Here’s what makes me a little sad: Starting in 2026, the Oscars will begin awarding a statuette for casting. If the category existed today, Saturday Night’s casting director, John Papsidera (Oppenheimer, Batman Begins) would be the runaway favorite.
Perhaps Papsidera’s ultimate stroke of casting genius was in hiring Oscar winner J.K. Simmons (Whiplash) to play Mr. Television, Milton Berle – who stops by to wish the cast well (sort of) while taping a variety show in a nearby studio.
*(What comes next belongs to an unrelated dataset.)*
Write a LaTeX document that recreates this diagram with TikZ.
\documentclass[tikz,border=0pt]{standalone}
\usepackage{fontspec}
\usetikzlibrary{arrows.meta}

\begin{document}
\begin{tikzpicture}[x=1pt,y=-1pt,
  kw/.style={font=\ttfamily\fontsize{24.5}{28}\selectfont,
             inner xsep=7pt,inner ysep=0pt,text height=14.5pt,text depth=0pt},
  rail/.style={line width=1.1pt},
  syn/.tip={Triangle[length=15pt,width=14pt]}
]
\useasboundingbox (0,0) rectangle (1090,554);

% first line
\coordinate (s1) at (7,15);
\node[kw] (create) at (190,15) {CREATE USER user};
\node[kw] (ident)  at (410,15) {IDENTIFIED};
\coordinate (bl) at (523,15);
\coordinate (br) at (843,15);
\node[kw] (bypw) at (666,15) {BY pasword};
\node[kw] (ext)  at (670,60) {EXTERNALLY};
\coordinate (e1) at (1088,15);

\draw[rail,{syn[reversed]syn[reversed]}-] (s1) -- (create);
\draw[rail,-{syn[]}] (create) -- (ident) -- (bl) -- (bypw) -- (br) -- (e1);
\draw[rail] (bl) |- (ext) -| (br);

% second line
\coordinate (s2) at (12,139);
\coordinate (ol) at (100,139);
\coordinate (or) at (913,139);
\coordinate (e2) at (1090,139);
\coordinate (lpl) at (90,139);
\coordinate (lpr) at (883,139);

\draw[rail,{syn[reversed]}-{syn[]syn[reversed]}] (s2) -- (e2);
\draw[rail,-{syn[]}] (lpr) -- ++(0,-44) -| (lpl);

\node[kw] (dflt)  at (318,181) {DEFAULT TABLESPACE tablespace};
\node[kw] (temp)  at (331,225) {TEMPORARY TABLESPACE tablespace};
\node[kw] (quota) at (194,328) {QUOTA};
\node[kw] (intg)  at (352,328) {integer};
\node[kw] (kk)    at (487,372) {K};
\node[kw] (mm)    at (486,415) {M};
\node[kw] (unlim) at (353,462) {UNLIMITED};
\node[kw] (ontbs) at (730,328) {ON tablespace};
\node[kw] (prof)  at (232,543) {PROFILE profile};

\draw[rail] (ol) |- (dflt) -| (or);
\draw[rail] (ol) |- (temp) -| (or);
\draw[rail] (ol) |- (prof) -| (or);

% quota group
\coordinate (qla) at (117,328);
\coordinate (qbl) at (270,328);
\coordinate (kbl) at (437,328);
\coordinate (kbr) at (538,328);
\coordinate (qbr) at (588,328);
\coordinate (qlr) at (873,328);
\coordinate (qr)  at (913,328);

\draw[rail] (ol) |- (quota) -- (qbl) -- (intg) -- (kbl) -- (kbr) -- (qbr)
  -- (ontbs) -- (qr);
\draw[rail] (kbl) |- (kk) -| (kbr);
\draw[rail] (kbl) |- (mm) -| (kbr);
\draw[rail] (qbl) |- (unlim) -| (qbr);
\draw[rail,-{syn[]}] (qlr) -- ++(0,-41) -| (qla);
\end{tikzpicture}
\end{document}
Toothy, smarmy, slicked down and a little sickening, Simmons’ Berle is here only to reassure himself that the world is not quite ready to bury forever his pratfalling, seltzer-in-the-pants schtick (although there is undeniable satisfaction in witnessing Berle’s abuse of Chevy Chase, a guy we’ve just seen take down his fellow cast members with cruel efficiency).
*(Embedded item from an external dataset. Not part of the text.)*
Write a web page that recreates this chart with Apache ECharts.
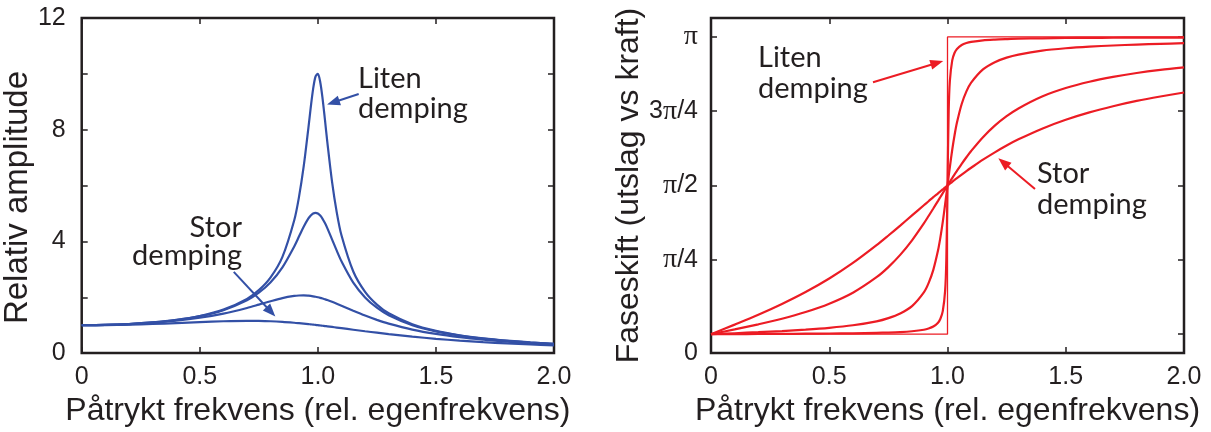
<!DOCTYPE html>
<html>
<head>
<meta charset="utf-8">
<script src="https://cdn.jsdelivr.net/npm/echarts@6/dist/echarts.min.js"></script>
<style>
  html, body { margin: 0; padding: 0; background: #ffffff; }
  #chart { width: 1211px; height: 432px; }
</style>
</head>
<body>
<div id="chart"></div>
<script>
// Driven damped oscillator: relative amplitude and phase lag versus drive frequency
// (drive frequency relative to the natural frequency).

// Left panel: relative amplitude for four damping levels
const freqAmp = [0, 0.1, 0.2, 0.3, 0.4, 0.5, 0.6, 0.7, 0.75, 0.8, 0.85, 0.9, 0.92, 0.94, 0.96, 0.97, 0.98, 0.99, 1.0,
  1.01, 1.02, 1.03, 1.04, 1.06, 1.08, 1.1, 1.15, 1.2, 1.25, 1.3, 1.4, 1.5, 1.6, 1.7, 1.8, 1.9, 2.0];
const ampVeryLight = [1, 1.010, 1.041, 1.098, 1.189, 1.330, 1.556, 1.943, 2.253, 2.712, 3.446, 4.757, 5.585, 6.684, 8.068, 8.804, 9.461, 9.903, 10.0,
  9.711, 9.115, 8.357, 7.565, 6.141, 5.041, 4.218, 2.921, 2.193, 1.736, 1.424, 1.031, 0.794, 0.638, 0.527, 0.445, 0.382, 0.333];
const ampLight = [1, 1.010, 1.041, 1.097, 1.185, 1.322, 1.536, 1.891, 2.162, 2.538, 3.073, 3.821, 4.172, 4.523, 4.822, 4.931, 5.001, 5.025, 5.0,
  4.926, 4.809, 4.655, 4.476, 4.075, 3.668, 3.288, 2.525, 1.995, 1.625, 1.356, 1.0, 0.778, 0.628, 0.521, 0.441, 0.379, 0.330];
const ampMedium = [1, 1.009, 1.036, 1.084, 1.158, 1.265, 1.415, 1.617, 1.736, 1.858, 1.970, 2.047, 2.062, 2.065, 2.056, 2.047, 2.034, 2.019, 2.0,
  1.979, 1.955, 1.928, 1.900, 1.838, 1.770, 1.699, 1.517, 1.344, 1.189, 1.055, 0.842, 0.686, 0.570, 0.483, 0.414, 0.360, 0.316];
const ampHeavy = [1, 1.005, 1.020, 1.044, 1.075, 1.109, 1.140, 1.155, 1.152, 1.140, 1.118, 1.087, 1.072, 1.056, 1.038, 1.029, 1.020, 1.010, 1.0,
  0.990, 0.980, 0.969, 0.959, 0.937, 0.915, 0.893, 0.837, 0.782, 0.730, 0.680, 0.589, 0.512, 0.448, 0.393, 0.348, 0.310, 0.277];

// Right panel: phase shift (radians) for undamped, very light, light, medium and heavy damping
const freqPhase = [0, 0.1, 0.2, 0.3, 0.4, 0.5, 0.6, 0.7, 0.75, 0.8, 0.85, 0.9, 0.92, 0.94, 0.96, 0.97, 0.98, 0.99, 0.995, 1.0,
  1.005, 1.01, 1.02, 1.03, 1.04, 1.06, 1.08, 1.1, 1.15, 1.2, 1.25, 1.3, 1.4, 1.5, 1.6, 1.7, 1.8, 1.9, 2.0];
const phaseMinimal = [0, 0.001, 0.002, 0.003, 0.005, 0.007, 0.009, 0.014, 0.017, 0.022, 0.031, 0.047, 0.060, 0.081, 0.122, 0.163, 0.243, 0.461, 0.784, 1.571,
  2.355, 2.676, 2.894, 2.974, 3.015, 3.056, 3.077, 3.089, 3.106, 3.114, 3.119, 3.123, 3.127, 3.130, 3.131, 3.133, 3.134, 3.134, 3.135];
const phaseLight = [0, 0.010, 0.021, 0.033, 0.048, 0.067, 0.094, 0.136, 0.170, 0.219, 0.297, 0.442, 0.540, 0.680, 0.886, 1.023, 1.187, 1.373, 1.471, 1.571,
  1.670, 1.767, 1.949, 2.105, 2.236, 2.433, 2.566, 2.659, 2.799, 2.875, 2.923, 2.955, 2.997, 3.022, 3.039, 3.051, 3.061, 3.069, 3.075];
const phaseMedium = [0, 0.050, 0.104, 0.163, 0.234, 0.322, 0.438, 0.602, 0.709, 0.838, 0.992, 1.171, 1.249, 1.328, 1.409, 1.450, 1.490, 1.531, 1.551, 1.571,
  1.591, 1.611, 1.650, 1.689, 1.726, 1.800, 1.870, 1.936, 2.082, 2.204, 2.304, 2.386, 2.512, 2.601, 2.668, 2.719, 2.760, 2.793, 2.820];
const phaseHeavy = [0, 0.101, 0.205, 0.319, 0.445, 0.588, 0.753, 0.941, 1.043, 1.148, 1.255, 1.363, 1.405, 1.448, 1.489, 1.510, 1.530, 1.551, 1.561, 1.571,
  1.581, 1.591, 1.610, 1.630, 1.649, 1.687, 1.724, 1.759, 1.844, 1.922, 1.994, 2.059, 2.172, 2.266, 2.344, 2.409, 2.465, 2.512, 2.554];
// Undamped case: a jump from 0 to pi at resonance
const stepFreq = [0, 1, 1, 2];
const stepPhase = [0, 0, 3.1416, 3.1416];

// Tick labels
const ampLabelValues = [0, 4, 8, 12];
const phaseTickValues = [0, Math.PI / 4, Math.PI / 2, 3 * Math.PI / 4, Math.PI];
const phaseLabels = ['0', 'π/4', 'π/2', '3π/4', 'π'];
const xTitle = 'Påtrykt frekvens (rel. egenfrekvens)';
const ampTitle = 'Relativ amplitude';
const phaseTitle = 'Faseskift (utslag vs kraft)';

const BLUE = '#3350a6';
const RED = '#ec1c24';
const INK = '#231f20';
const NUM_FONT = '"Liberation Sans", Arial, sans-serif';
const NOTE_FONT = 'Lato, "Open Sans", sans-serif';

const PHASE_MIN = -0.2;
const PHASE_MAX = Math.PI + 0.2;

const pairs = (xs, ys) => xs.map((x, i) => [x, ys[i]]);

const tick = { inside: true, length: 6, lineStyle: { color: INK, width: 1.5 } };
const hiddenLine = { show: false, onZero: false };
const numLabel = { fontSize: 25, fontFamily: NUM_FONT, color: INK };

function xAxes(gridIndex) {
  return [
    {
      gridIndex, type: 'value', min: 0, max: 2, interval: 0.5, position: 'bottom',
      axisLine: hiddenLine, splitLine: { show: false }, axisTick: tick,
      axisLabel: Object.assign({ margin: 12, formatter: v => (v === 0 ? '0' : v.toFixed(1)) }, numLabel),
      name: xTitle, nameLocation: 'middle', nameGap: 39,
      nameTextStyle: { fontSize: 32, fontFamily: NUM_FONT, color: INK }
    },
    {
      gridIndex, type: 'value', min: 0, max: 2, interval: 0.5, position: 'top',
      axisLine: hiddenLine, splitLine: { show: false }, axisTick: tick, axisLabel: { show: false }
    }
  ];
}

const phaseLabelValues = [PHASE_MIN].concat(phaseTickValues.slice(1));
function phaseFormatter(v) {
  let idx = 0, best = Infinity;
  phaseLabelValues.forEach((pv, i) => { const d = Math.abs(pv - v); if (d < best) { best = d; idx = i; } });
  return phaseLabels[idx].replace('π', '{p|π}');
}

const series = [];
function line(gridIndex, data, color, width, smooth) {
  series.push({
    type: 'line', xAxisIndex: gridIndex * 2, yAxisIndex: gridIndex * 2, data,
    showSymbol: false, symbol: 'none', silent: true, clip: true, smooth,
    lineStyle: { color, width }, emphasis: { disabled: true }
  });
}
line(0, pairs(freqAmp, ampHeavy), BLUE, 2.2, 0.3);
line(0, pairs(freqAmp, ampMedium), BLUE, 2.2, 0.3);
line(0, pairs(freqAmp, ampLight), BLUE, 2.2, 0.3);
line(0, pairs(freqAmp, ampVeryLight), BLUE, 2.2, 0.3);
line(1, pairs(stepFreq, stepPhase), RED, 1.3, false);
line(1, pairs(freqPhase, phaseMinimal), RED, 2.2, 0.3);
line(1, pairs(freqPhase, phaseLight), RED, 2.2, 0.3);
line(1, pairs(freqPhase, phaseMedium), RED, 2.2, 0.3);
line(1, pairs(freqPhase, phaseHeavy), RED, 2.2, 0.3);

const gridBox = { show: true, borderColor: INK, borderWidth: 2.5, backgroundColor: 'transparent', top: 18, width: 473, height: 337 };

const option = {
  animation: false,
  backgroundColor: '#ffffff',
  grid: [
    Object.assign({ left: 81 }, gridBox),
    Object.assign({ left: 711 }, gridBox)
  ],
  xAxis: xAxes(0).concat(xAxes(1)),
  yAxis: [
    {
      gridIndex: 0, type: 'value', min: 0, max: 12, interval: 2,
      axisLine: hiddenLine, splitLine: { show: false }, axisTick: tick,
      axisLabel: Object.assign({ margin: 16, formatter: v => (ampLabelValues.includes(v) ? String(v) : '') }, numLabel),
      name: ampTitle, nameLocation: 'middle', nameGap: 29, nameRotate: 90,
      nameTextStyle: { fontSize: 33, fontFamily: NUM_FONT, color: INK, padding: [0, 24, 0, 0] }
    },
    {
      gridIndex: 0, type: 'value', min: 0, max: 12, interval: 2, position: 'right',
      axisLine: hiddenLine, splitLine: { show: false }, axisTick: tick, axisLabel: { show: false }
    },
    {
      gridIndex: 1, type: 'value', min: PHASE_MIN, max: PHASE_MAX,
      axisLine: hiddenLine, splitLine: { show: false },
      axisTick: Object.assign({ customValues: phaseTickValues }, tick),
      axisLabel: Object.assign({
        margin: 13, customValues: phaseLabelValues, formatter: phaseFormatter,
        rich: { p: { fontSize: 28, fontFamily: '"Liberation Serif", "DejaVu Serif", serif', color: INK } }
      }, numLabel),
      name: phaseTitle, nameLocation: 'middle', nameGap: 55, nameRotate: 90,
      nameTextStyle: { fontSize: 32, fontFamily: NUM_FONT, color: INK }
    },
    {
      gridIndex: 1, type: 'value', min: PHASE_MIN, max: PHASE_MAX, position: 'right',
      axisLine: hiddenLine, splitLine: { show: false },
      axisTick: Object.assign({ customValues: phaseTickValues }, tick), axisLabel: { show: false }
    }
  ],
  series
};

const chart = echarts.init(document.getElementById('chart'), null, { renderer: 'canvas' });
chart.setOption(option);

// Callout texts and arrows
const notes = [
  { grid: 0, color: BLUE, text: ['Liten', 'demping'], x: 358, y: [79, 109], align: 'left', from: [1.173, 9.28], to: [1.039, 8.90] },
  { grid: 0, color: BLUE, text: ['Stor', 'demping'], x: 242, y: [228, 256], align: 'right', from: [0.644, 2.91], to: [0.820, 1.31] },
  { grid: 1, color: RED, text: ['Liten', 'demping'], x: 758, y: [58, 89], align: 'left', from: [0.685, 2.663], to: [0.982, 2.887] },
  { grid: 1, color: RED, text: ['Stor', 'demping'], x: 1037, y: [174, 205], align: 'left', from: [1.370, 1.535], to: [1.215, 1.859] }
];

const graphics = [];
notes.forEach(n => {
  n.text.forEach((t, i) => {
    graphics.push({
      type: 'text', silent: true,
      style: { text: t, x: n.x, y: n.y[i], fill: INK, font: '29px ' + NOTE_FONT, textAlign: n.align, textVerticalAlign: 'middle' }
    });
  });
  const a = chart.convertToPixel({ gridIndex: n.grid }, n.from);
  const b = chart.convertToPixel({ gridIndex: n.grid }, n.to);
  const dx = b[0] - a[0], dy = b[1] - a[1];
  const len = Math.hypot(dx, dy);
  const ux = dx / len, uy = dy / len;
  const head = 13, half = 5;
  const bx = b[0] - ux * head, by = b[1] - uy * head;
  graphics.push({
    type: 'line', silent: true,
    shape: { x1: a[0], y1: a[1], x2: b[0] - ux * (head - 2), y2: b[1] - uy * (head - 2) },
    style: { stroke: n.color, lineWidth: 2 }
  });
  graphics.push({
    type: 'polygon', silent: true,
    shape: { points: [[b[0], b[1]], [bx - uy * half, by + ux * half], [bx + uy * half, by - ux * half]] },
    style: { fill: n.color }
  });
});
chart.setOption({ graphic: graphics });
</script>
</body>
</html>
Of course, there is no record of Uncle Miltie really being on hand, and trust me, there was just one TV extravaganza taping at 30 Rock around midnight on October 11, 1975. But that matters not. Berle’s presence here draws a bright line between what television’s variety show format was before that fateful night – tightly scripted, safe, and sanitary – and the subversive, barely-controlled mayhem the genre would henceforth aspire to (Of course, the Smothers Brothers, whose politically charged variety show scandalized CBS in the late 1960s, might argue otherwise – but even The Smothers Brothers Comedy Hour adhered to the time-honored vaudevillian skit-song-skit-song format, with all the routines having a beginning, a middle, and an end).
If you’re one of those people who grumps “SNL hasn’t been funny since 1980,” Saturday Night is precisely the SNL movie you’ve been waiting for. And if you’ve stuck with the show like a bad boyfriend for the past half-century, there’s even more reason to celebrate this frenetic, fantasized fan letter.